+++ Record excerpts +++
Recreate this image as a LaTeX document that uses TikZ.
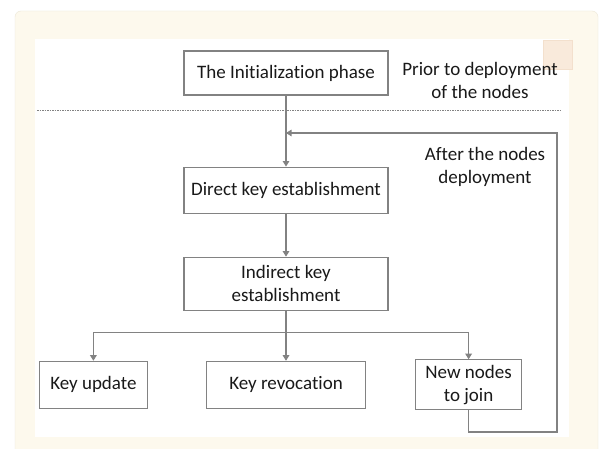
\documentclass[tikz,border=0pt]{standalone}
\usepackage{fontspec}
\setmainfont{Carlito}[Ligatures=NoCommon]
\usetikzlibrary{arrows.meta,positioning}
\definecolor{cream}{RGB}{253,249,237}
\definecolor{creamline}{RGB}{236,231,216}
\definecolor{peach}{RGB}{249,234,219}
\definecolor{peachline}{RGB}{243,224,205}
\definecolor{boxline}{RGB}{130,130,130}
\definecolor{txt}{RGB}{25,25,25}

\begin{document}
\begin{tikzpicture}[x=1pt, y=-1pt,
  phase/.style={draw=boxline, line width=1.1pt, align=center, text=txt, font=\fontsize{19}{23}\selectfont, inner sep=4pt},
  note/.style={align=center, text=txt, font=\fontsize{19}{23}\selectfont},
  flow/.style={draw=boxline, line width=1.1pt, -{Triangle[length=5.5pt,width=6.5pt]}},
  node distance=50pt]
\useasboundingbox (0,0) rectangle (603,449);
% panel behind the chart
\fill[white] (0,0) rectangle (603,449);
\draw[creamline, fill=cream, rounded corners=6pt] (15,11) rectangle (598,470);
\fill[white] (35,39) rectangle (569,437);
\draw[peachline, fill=peach] (543,40) rectangle (572,69);

% before deployment
\node[phase, minimum width=204pt, minimum height=44pt] (init) at (286,73) {The Initialization phase};
\node[note] (prior) at (480,80.5) {Prior to deployment\\of the nodes};
\coordinate (sepL) at (37,110);
\coordinate (sepR) at (562,110);
\draw[boxline, line width=0.9pt, dash pattern=on 1.5pt off 1pt] (sepL) -- (sepR);

% after deployment
\node[phase, minimum width=204pt, minimum height=46pt, below=71pt of init] (direct) {Direct key establishment};
\node[note] (after) at (485,166.5) {After the nodes\\deployment};
\node[phase, minimum width=204pt, minimum height=53pt, below=43pt of direct] (indirect) {Indirect key\\establishment};
\node[phase, minimum width=159pt, minimum height=47pt, below=50pt of indirect] (revoke) {Key revocation};
\node[phase, minimum width=108pt, minimum height=47pt, left=58pt of revoke] (update) {Key update};
\node[phase, minimum width=106pt, minimum height=50pt, right=49pt of revoke] (join) {New nodes\\to join};

\draw[flow] (init) -- (direct);
\draw[flow] (direct) -- (indirect);
\coordinate (fork) at ([yshift=-22pt]indirect.south);
\draw[flow] (indirect) -- (revoke);
\draw[flow] (fork) -| (update);
\draw[flow] (fork) -| (join);

% new nodes go back to direct key establishment
\coordinate (entry) at (286,133);
\coordinate (corner) at (557,432);
\draw[flow] (join.south) -- (join.south |- corner) -- (corner) -- (corner |- entry) -- (entry);
\end{tikzpicture}
\end{document}
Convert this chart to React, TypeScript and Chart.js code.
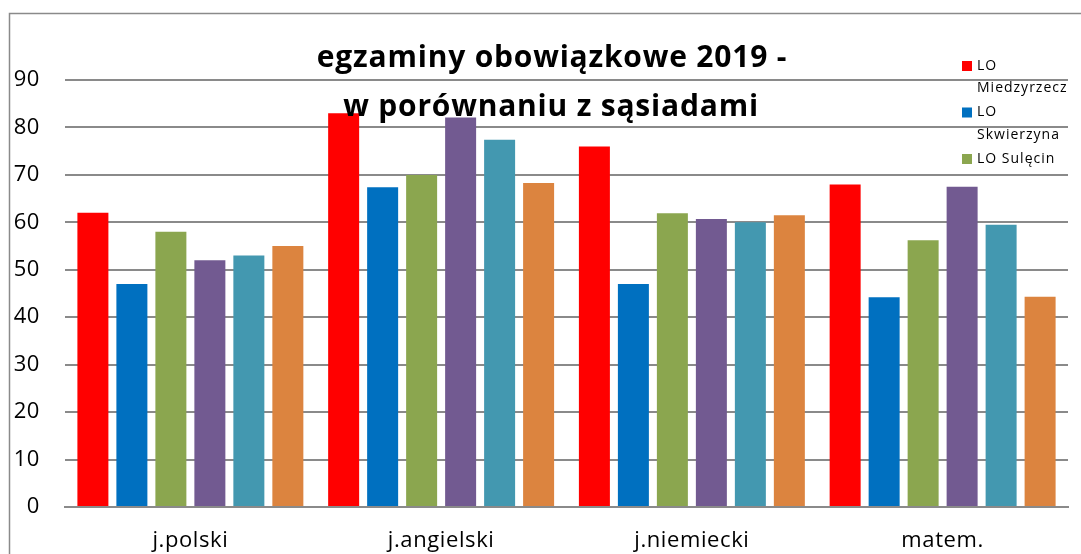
import React, { useEffect, useRef } from "react";
import { Chart, registerables } from "chart.js";

Chart.register(...registerables);

const categories = ["j.polski", "j.angielski", "j.niemiecki", "matem."];
const seriesNames = ["LO Miedzyrzecz", "LO Skwierzyna", "LO Sulęcin", "Seria 4", "Seria 5", "Seria 6"];
const legendLines = [["LO", "Miedzyrzecz"], ["LO", "Skwierzyna"], ["LO Sulęcin"]];
const loMiedzyrzecz = [62, 83, 76, 68];
const loSkwierzyna = [47, 67.4, 47, 44.2];
const loSulecin = [58, 70, 61.9, 56.2];
const seria4 = [52, 82.1, 60.7, 67.5];
const seria5 = [53, 77.4, 60, 59.5];
const seria6 = [55, 68.3, 61.5, 44.3];
const yTicks = [0, 10, 20, 30, 40, 50, 60, 70, 80, 90];
const titleLines = ["egzaminy obowiązkowe 2019 -", "w porównaniu z sąsiadami"];
const colors = ["#FF0000", "#0070C0", "#8BA64F", "#725A91", "#4398B0", "#DC843F"];

const FONT = "'Open Sans', Lato, sans-serif";

export default function App() {
  const ref = useRef<HTMLCanvasElement>(null);
  useEffect(() => {
    if (!ref.current) return;
    const values = [loMiedzyrzecz, loSkwierzyna, loSulecin, seria4, seria5, seria6];
    const overlay = {
      id: "overlay",
      beforeInit(chart: any) {
        chart.ctx.letterSpacing = "0.6px";
      },
      beforeDraw(chart: any) {
        const ctx = chart.ctx;
        ctx.letterSpacing = "0.6px";
        ctx.save();
        ctx.fillStyle = "#fff";
        ctx.fillRect(0, 0, chart.width, chart.height);
        ctx.strokeStyle = "#8a8a8a";
        ctx.lineWidth = 1.5;
        ctx.strokeRect(9.5, 13.5, chart.width + 50, chart.height + 50);
        ctx.restore();
      },
      afterDraw(chart: any) {
        const ctx = chart.ctx;
        ctx.save();
        ctx.fillStyle = "#000";
        ctx.textAlign = "center";
        ctx.textBaseline = "alphabetic";
        ctx.letterSpacing = "0.8px";
        ctx.font = `bold 30px ${FONT}`;
        ctx.fillText(titleLines[0], 552, 67);
        ctx.fillText(titleLines[1], 551, 116);
        // legend
        ctx.font = `14px ${FONT}`;
        ctx.letterSpacing = "1px";
        ctx.textAlign = "left";
        ctx.textBaseline = "middle";
        let y = 66;
        legendLines.forEach((lines, i) => {
          ctx.fillStyle = colors[i];
          ctx.fillRect(962, y - 5, 10, 10);
          ctx.fillStyle = "#000";
          lines.forEach((t) => {
            ctx.fillText(t, 977, y);
            y += 22.5;
          });
          y += 1.5;
        });
        ctx.restore();
      },
    };
    const chart = new Chart(ref.current, {
      type: "bar",
      data: {
        labels: categories,
        datasets: values.map((v, i) => ({
          label: seriesNames[i],
          data: v,
          backgroundColor: colors[i],
          borderWidth: 0,
          barPercentage: 0.795,
          categoryPercentage: 0.933,
        })),
      },
      options: {
        responsive: false,
        animation: false,
        layout: { padding: { left: 10, right: 13, top: 80, bottom: 0 } },
        plugins: {
          legend: { display: false },
          title: { display: false },
          tooltip: { enabled: false },
        },
        scales: {
          x: {
            grid: { display: false, drawTicks: false },
            border: { display: true, color: "#8a8a8a", width: 2 },
            ticks: { color: "#000", font: { family: FONT, size: 22 }, padding: 21 },
            afterFit(scale: any) { scale.height = 47; },
          },
          y: {
            min: 0,
            max: 90,
            afterBuildTicks(scale: any) { scale.ticks = yTicks.map((v) => ({ value: v })); },
            grid: { color: "#8a8a8a", lineWidth: 2, drawTicks: false },
            border: { display: false },
            ticks: { color: "#000", font: { family: FONT, size: 22 }, padding: 25 },
            afterFit(scale: any) { scale.width = 55; },
          },
        },
      },
      plugins: [overlay],
    });
    return () => chart.destroy();
  }, []);
  return (
    <div style={{ position: "fixed", left: 0, top: 0, width: 1081, height: 554 }}>
      <canvas ref={ref} width={1081} height={554} style={{ width: 1081, height: 554 }} />
    </div>
  );
}
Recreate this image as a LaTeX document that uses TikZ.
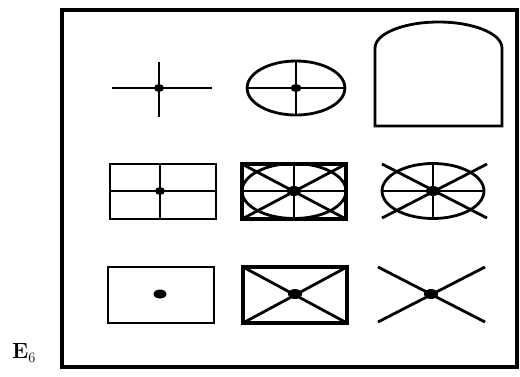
\documentclass[tikz,border=0pt]{standalone}
\begin{document}
\begin{tikzpicture}[x=1pt,y=-1pt,
  frame/.style={line width=3.4pt},
  sym/.style={line width=2.8pt},
  dotc/.style={fill=black}]
\useasboundingbox (0,0) rectangle (520,376);
% outer frame
\draw[frame] (62,10) rectangle (517,367);
% row 1: cross
\coordinate (c1) at (159,88);
\draw[sym] (112,88) -- (212,88);
\draw[sym] (159,62) -- (159,117);
\fill[dotc] (c1) ellipse (5 and 4);
% row 1: ellipse with cross
\coordinate (c2) at (296,88);
\draw[sym] (c2) ellipse (49 and 27);
\draw[sym] (247,88) -- (345,88);
\draw[sym] (296,61) -- (296,115);
\fill[dotc] (c2) ellipse (5.5 and 4);
% row 1: arch
\draw[sym] (375,48) -- (375,126) -- (502,126) -- (502,48) arc[start angle=0,end angle=180,x radius=63.5,y radius=-26];
% row 2: box with cross
\coordinate (c4) at (160,191);
\draw[sym] (110,164) rectangle (216,219);
\draw[sym] (110,191) -- (216,191);
\draw[sym] (160,164) -- (160,219);
\fill[dotc] (c4) ellipse (5 and 4);
% row 2: box with ellipse and spokes
\coordinate (c5) at (294,191);
\draw[line width=3.4pt] (242,164) rectangle (346,219);
\draw[sym] (c5) ellipse (52 and 27.5);
\draw[sym] (242,191) -- (346,191);
\draw[sym] (294,164) -- (294,219);
\draw[sym] (242,164) -- (346,219);
\draw[sym] (242,219) -- (346,164);
\fill[dotc] (c5) ellipse (7 and 5);
% row 2: ellipse with spokes and crossing diagonals
\coordinate (c6) at (433,191);
\draw[sym] (c6) ellipse (51 and 27.5);
\draw[sym] (382,191) -- (484,191);
\draw[sym] (433,164) -- (433,219);
\draw[sym] (382,164) -- (487,218);
\draw[sym] (382,218) -- (487,164);
\fill[dotc] (c6) ellipse (7 and 5);
% row 3: box with dot
\coordinate (c7) at (160,294);
\draw[sym] (108,267) rectangle (214,323);
\fill[dotc] (c7) ellipse (6.5 and 4.5);
% row 3: box with diagonals
\coordinate (c8) at (295,294);
\draw[line width=3.2pt] (243,267) rectangle (347,323);
\draw[sym] (243,267) -- (347,323);
\draw[sym] (243,323) -- (347,267);
\fill[dotc] (c8) ellipse (7 and 5);
% row 3: X
\coordinate (c9) at (431,294);
\draw[sym] (378,267) -- (485,322);
\draw[sym] (378,322) -- (485,267);
\fill[dotc] (c9) ellipse (7 and 5);
% label
\node[inner sep=0pt,font=\fontsize{22}{26}\selectfont] (lbl) at (24,353) {\textbf{E}$_6$};
\end{tikzpicture}
\end{document}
+++
◆ What to work on:
Every line from the start of the listing above through the line with "(543,40) rectangle (572,69);" should be repeated exactly; skip the pictures and add nothing else.

◆ Solved exercise:
Recreate this image as a LaTeX document that uses TikZ.
\documentclass[tikz,border=0pt]{standalone}
\usepackage{fontspec}
\setmainfont{Carlito}[Ligatures=NoCommon]
\usetikzlibrary{arrows.meta,positioning}
\definecolor{cream}{RGB}{253,249,237}
\definecolor{creamline}{RGB}{236,231,216}
\definecolor{peach}{RGB}{249,234,219}
\definecolor{peachline}{RGB}{243,224,205}
\definecolor{boxline}{RGB}{130,130,130}
\definecolor{txt}{RGB}{25,25,25}

\begin{document}
\begin{tikzpicture}[x=1pt, y=-1pt,
  phase/.style={draw=boxline, line width=1.1pt, align=center, text=txt, font=\fontsize{19}{23}\selectfont, inner sep=4pt},
  note/.style={align=center, text=txt, font=\fontsize{19}{23}\selectfont},
  flow/.style={draw=boxline, line width=1.1pt, -{Triangle[length=5.5pt,width=6.5pt]}},
  node distance=50pt]
\useasboundingbox (0,0) rectangle (603,449);
% panel behind the chart
\fill[white] (0,0) rectangle (603,449);
\draw[creamline, fill=cream, rounded corners=6pt] (15,11) rectangle (598,470);
\fill[white] (35,39) rectangle (569,437);
\draw[peachline, fill=peach] (543,40) rectangle (572,69);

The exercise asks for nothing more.